Perhaps the simplest remedy would be the least popular here: raising the subscription price many-fold.

Another thing we will do soon is to limit the scaling factor Autotraders can set per account.

That won’t solve it. The number of extremely high volume whales are quite vast if you take a look at the trading logs. They easily make thousands per month and would gladly pay several hundred or more. Removing 50% of the followers might only cut the volume down by 25% at most.

Manual trading won’t work because often times the signals come from an EA (trading algo) or at random times in the night that makes manual trading untenable.

The only thing that will solve the problem is a prioritization system that lets low volume orders go first. Then hopefully the whales die off from slippage and go do something else with their money.

That’s not legal in the US–we can’t prioritize like that.

Right. The scaling limiter is a good step, though.

Francis, that isn’t my question and that isn’t the main issue! Check the average fills of Gain as compared to the average fills of IB/FXCM. There is some middleman, or some middleware or whatever, taking a huge chunk out of the Gain performance. It’s as clear as night and day. Can you speak with them and find out what’s going on? C2 is providing a lot of new business for them, so they should be receptive to fessing up and/or finding a solution. This isn’t about slippage from greater and greater numbers of subscribers. The volume of these Forex instruments is HUGE and can withstand 10X the amount of volume sent by ConservProfit.

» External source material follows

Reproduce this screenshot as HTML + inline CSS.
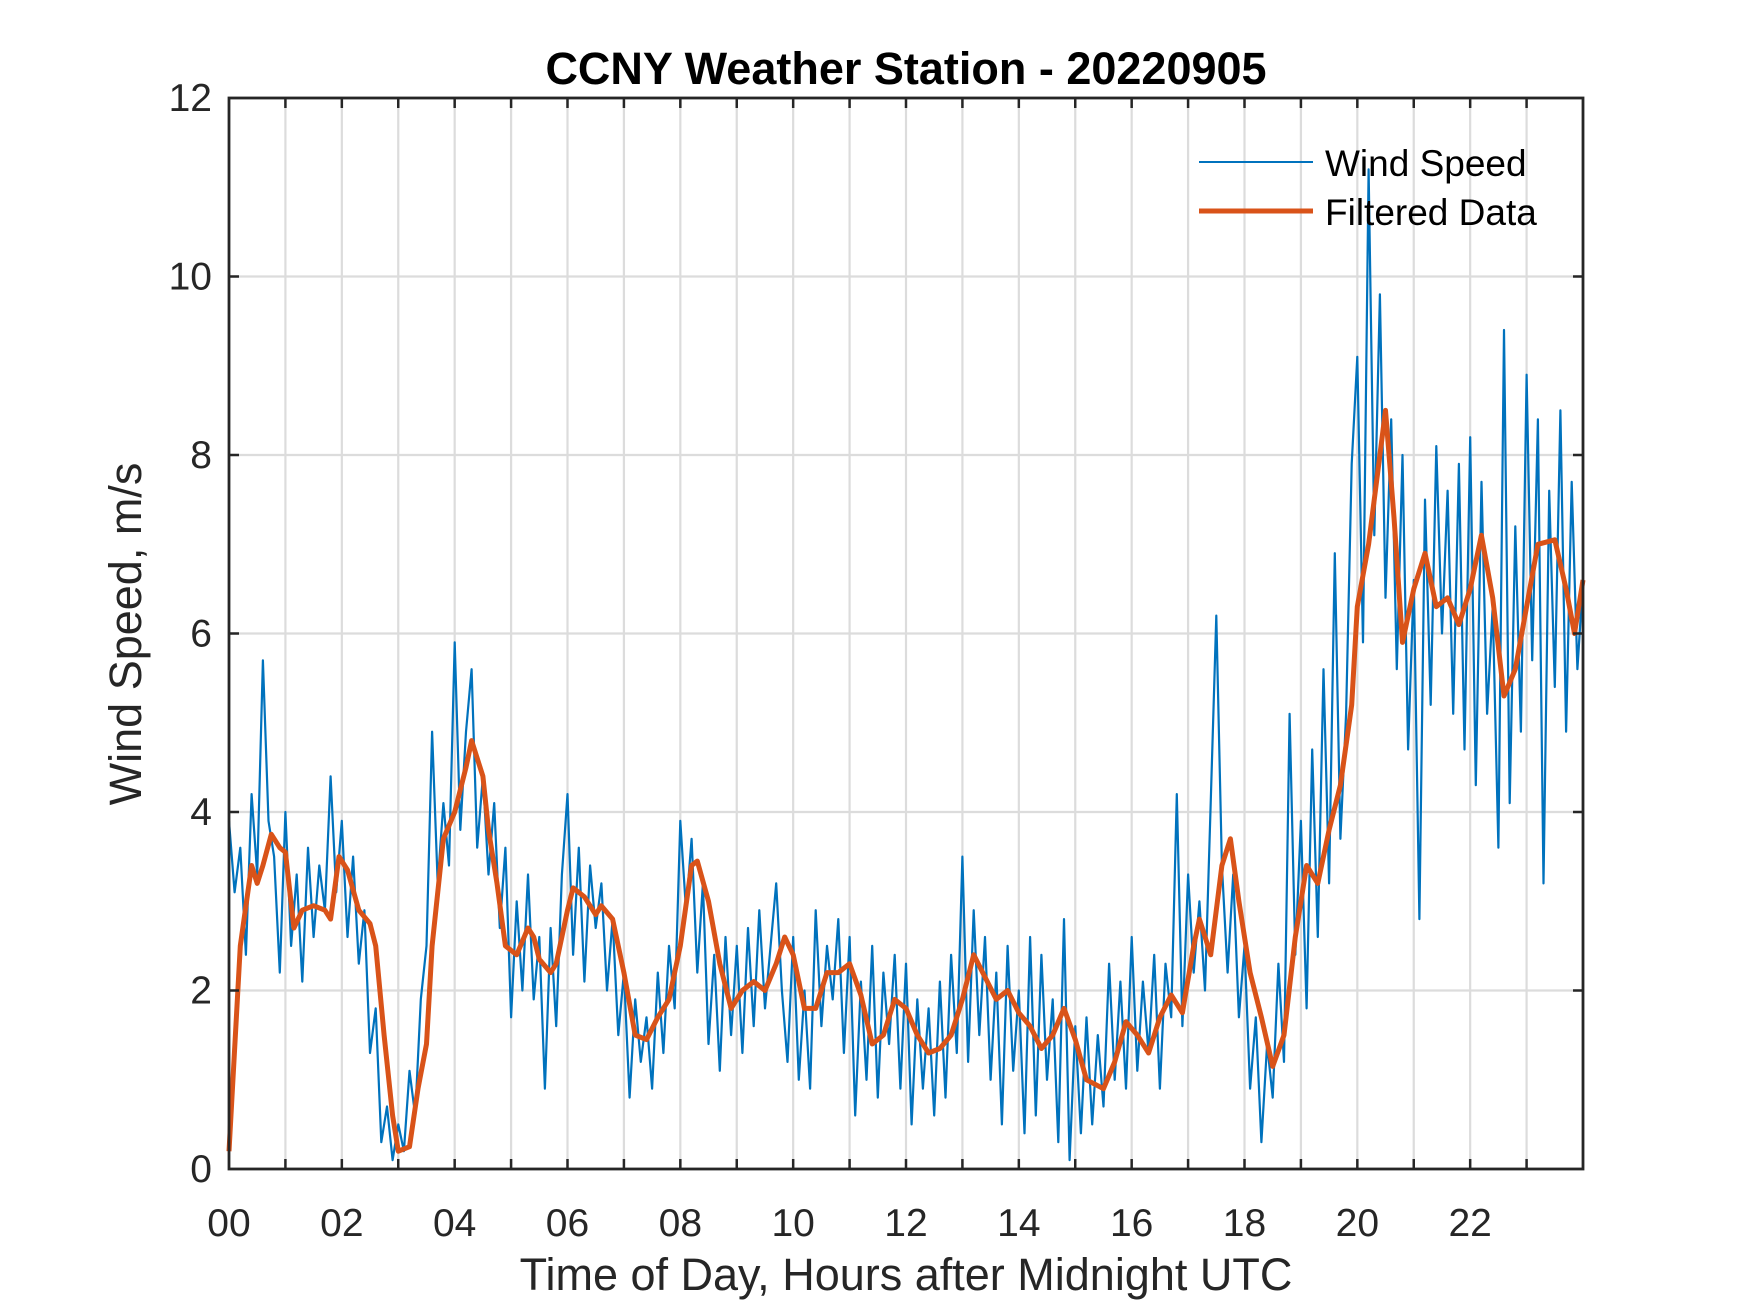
<!DOCTYPE html>
<html><head><meta charset="utf-8"><style>
html,body{margin:0;padding:0;background:#fff;}
svg{display:block;font-family:"Liberation Sans",Arial,sans-serif;}
</style></head><body>
<svg id="chart" width="1750" height="1313" viewBox="0 0 1750 1313" xmlns="http://www.w3.org/2000/svg">
<rect width="1750" height="1313" fill="#fff"/>
<g id="grid"></g>
<g id="series"></g>
<g id="axes"></g>
<text x="906" y="84" text-anchor="middle" font-size="45" font-weight="bold" fill="#000">CCNY Weather Station - 20220905</text>
<text x="906" y="1290" text-anchor="middle" font-size="45" fill="#262626">Time of Day, Hours after Midnight UTC</text>
<text transform="translate(141,634) rotate(-90)" text-anchor="middle" font-size="45" fill="#262626">Wind Speed, m/s</text>
<g id="legend">
<line x1="1199" y1="162" x2="1313" y2="162" stroke="#0072BD" stroke-width="2"/>
<text x="1325" y="176" font-size="37" fill="#000">Wind Speed</text>
<line x1="1199" y1="211" x2="1313" y2="211" stroke="#D95319" stroke-width="5"/>
<text x="1325" y="225" font-size="37" fill="#000">Filtered Data</text>
</g>
</svg>
<script>
const rawValues = [
3.9,3.1,3.6,2.4,4.2,3.3,5.7,3.9,3.5,2.2,
4.0,2.5,3.3,2.1,3.6,2.6,3.4,2.9,4.4,3.1,
3.9,2.6,3.5,2.3,2.9,1.3,1.8,0.3,0.7,0.1,
0.5,0.2,1.1,0.6,1.9,2.5,4.9,3.2,4.1,3.4,
5.9,3.8,4.9,5.6,3.6,4.4,3.3,4.1,2.7,3.6,
1.7,3.0,2.0,3.3,1.9,2.6,0.9,2.7,1.6,3.3,
4.2,2.4,3.6,2.1,3.4,2.7,3.2,2.0,2.8,1.5,
2.2,0.8,1.9,1.2,1.7,0.9,2.2,1.3,2.5,1.8,
3.9,2.9,3.7,2.2,3.2,1.4,2.4,1.1,2.6,1.5,
2.5,1.3,2.7,1.6,2.9,1.8,2.5,3.2,2.0,1.2,
2.6,1.0,2.0,0.9,2.9,1.6,2.5,1.9,2.8,1.3,
2.6,0.6,2.1,1.0,2.5,0.8,2.2,1.4,2.4,0.9,
2.3,0.5,1.9,0.9,1.8,0.6,2.1,0.8,2.4,1.3,
3.5,1.2,2.9,1.5,2.6,1.0,2.2,0.5,2.5,1.1,
2.0,0.4,2.6,0.6,2.4,1.0,1.9,0.3,2.8,0.1,
1.6,0.4,1.7,0.5,1.5,0.7,2.3,1.0,2.1,0.9,
2.6,1.1,2.1,1.3,2.4,0.9,2.3,1.7,4.2,1.6,
3.3,2.2,3.0,2.0,4.1,6.2,3.4,2.2,3.3,1.7,
2.5,0.9,1.7,0.3,1.4,0.8,2.3,1.2,5.1,2.4,
3.9,1.8,4.7,2.6,5.6,3.2,6.9,3.7,5.1,7.9,
9.1,5.9,11.2,7.1,9.8,6.4,8.4,5.6,8.0,4.7,
6.6,2.8,7.5,5.2,8.1,6.0,7.6,5.1,7.9,4.7,
8.2,4.3,7.7,5.1,6.3,3.6,9.4,4.1,7.2,4.9,
8.9,5.7,8.4,3.2,7.6,5.4,8.5,4.9,7.7,5.6,
6.6];
const filtHours = [0,0.2,0.4,0.5,0.6,0.75,0.9,1.0,1.15,1.3,1.5,1.7,1.8,1.95,2.1,2.3,2.5,2.6,2.75,2.9,3.0,3.2,3.35,3.5,3.6,3.8,4.0,4.2,4.3,4.5,4.6,4.75,4.9,5.1,5.3,5.4,5.5,5.7,5.8,6.0,6.1,6.3,6.5,6.6,6.8,7.0,7.2,7.4,7.6,7.8,8.0,8.2,8.3,8.5,8.7,8.9,9.1,9.3,9.5,9.7,9.85,10.0,10.2,10.4,10.6,10.8,11.0,11.2,11.4,11.6,11.8,12.0,12.2,12.4,12.6,12.8,13.0,13.2,13.4,13.6,13.8,14.0,14.2,14.4,14.6,14.8,15.0,15.2,15.5,15.7,15.9,16.1,16.3,16.5,16.7,16.9,17.1,17.2,17.4,17.6,17.75,17.9,18.1,18.3,18.5,18.7,18.9,19.1,19.3,19.5,19.7,19.9,20.0,20.2,20.4,20.5,20.65,20.8,21.0,21.2,21.4,21.6,21.8,22.0,22.2,22.4,22.6,22.8,23.0,23.2,23.5,23.7,23.85,24.0];
const filtValues = [0.2,2.5,3.4,3.2,3.4,3.75,3.6,3.55,2.7,2.9,2.95,2.9,2.8,3.5,3.35,2.9,2.75,2.5,1.5,0.6,0.2,0.25,0.9,1.4,2.5,3.7,4.0,4.5,4.8,4.4,3.8,3.2,2.5,2.4,2.7,2.6,2.35,2.2,2.3,2.9,3.15,3.05,2.85,2.95,2.8,2.2,1.5,1.45,1.7,1.9,2.5,3.4,3.45,3.0,2.3,1.8,2.0,2.1,2.0,2.3,2.6,2.4,1.8,1.8,2.2,2.2,2.3,1.95,1.4,1.5,1.9,1.8,1.5,1.3,1.35,1.5,1.9,2.4,2.15,1.9,2.0,1.75,1.6,1.35,1.5,1.8,1.45,1.0,0.9,1.2,1.65,1.5,1.3,1.7,1.95,1.75,2.5,2.8,2.4,3.4,3.7,3.0,2.2,1.7,1.15,1.5,2.6,3.4,3.2,3.8,4.3,5.2,6.3,7.0,8.0,8.5,7.3,5.9,6.5,6.9,6.3,6.4,6.1,6.5,7.1,6.4,5.3,5.6,6.3,7.0,7.05,6.5,6.0,6.6];
const xTicks = ["00","02","04","06","08","10","12","14","16","18","20","22"];
const yTicks = [0,2,4,6,8,10,12];

const X0=229,X1=1583,Y0=1169,Y1=98;
const xs = h => X0 + (h/24)*(X1-X0);
const ys = v => Y0 - (v/12)*(Y0-Y1);
const NS="http://www.w3.org/2000/svg";
function mk(tag, attrs, parent){const e=document.createElementNS(NS,tag);for(const k in attrs)e.setAttribute(k,attrs[k]);parent.appendChild(e);return e;}
const grid=document.getElementById('grid'), axes=document.getElementById('axes'), series=document.getElementById('series');

for(let h=1;h<24;h++){
  const l=mk('line',{x1:xs(h),x2:xs(h),y1:Y1,y2:Y0,stroke:'#dcdcdc','stroke-width':2.2},grid);
  
  
  for(const [a,b] of [[Y0,Y0-10],[Y1,Y1+10]]){
    const t=mk('line',{x1:xs(h),x2:xs(h),y1:a,y2:b,stroke:'#262626','stroke-width':2.5},axes);
    
    
  }
}
yTicks.forEach(v=>{
  if(v>0&&v<12){
    const l=mk('line',{x1:X0,x2:X1,y1:ys(v),y2:ys(v),stroke:'#dcdcdc','stroke-width':2.2},grid);
    
    
    for(const [a,b] of [[X0,X0+10],[X1,X1-10]]){
      const t=mk('line',{x1:a,x2:b,y1:ys(v),y2:ys(v),stroke:'#262626','stroke-width':2.5},axes);
      
      
    }
  }
  const tx=mk('text',{x:X0-17,y:ys(v)+13,'text-anchor':'end','font-size':39,fill:'#262626'},axes);
  tx.textContent=v;
  
  
});
xTicks.forEach((lab,i)=>{
  const tx=mk('text',{x:xs(i*2),y:1236,'text-anchor':'middle','font-size':39,fill:'#262626'},axes);
  tx.textContent=lab;
  
  
});
const box=mk('rect',{x:X0,y:Y1,width:X1-X0,height:Y0-Y1,fill:'none',stroke:'#262626','stroke-width':2.8},axes);



const rawStep=24/(rawValues.length-1);
const rawPts=rawValues.map((v,i)=>xs(i*rawStep).toFixed(1)+','+ys(v).toFixed(1)).join(' ');
const rp=mk('polyline',{points:rawPts,fill:'none',stroke:'#0072BD','stroke-width':2.2,'stroke-linejoin':'round'},series);


const fPts=filtValues.map((v,i)=>xs(filtHours[i]).toFixed(1)+','+ys(v).toFixed(1)).join(' ');
const fp=mk('polyline',{points:fPts,fill:'none',stroke:'#D95319','stroke-width':5,'stroke-linejoin':'round'},series);


</script>
</body></html>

This isn’t about March slowdown or whales. The performance is slipping because Gain AWFUL fills is now being averaged with IB and FXCM (still a few traders from there, don’t know why, thought they had closed down). IB whales get the same fills as little traders with $5000 accounts.

Elemental, thanks for the comments. You raise even more issues with some of these partial solutions than I was thinking of.

But the prioritizing can’t work either.

If that’s the case, why is there so much more slippage on 4+ lot exits than 1-2 lot exits? There’s a reason why IB offers a large size trading facility above 7m USD per order. That amount is exceeded with even one lot orders given the number of followers the strategy has.

I don’t know why one broker would have better fills than another–how they process orders is opaque to us. One thing to consider is GAIN has its commissions included in the spread, while IB charges commissions separately, so fills can be better at IB but that does not reflect the total cost.

Trade leaders interested to make it easy for US subscribers to trade their forex systems can solve it by trading forex futures instead of cash/spot forex.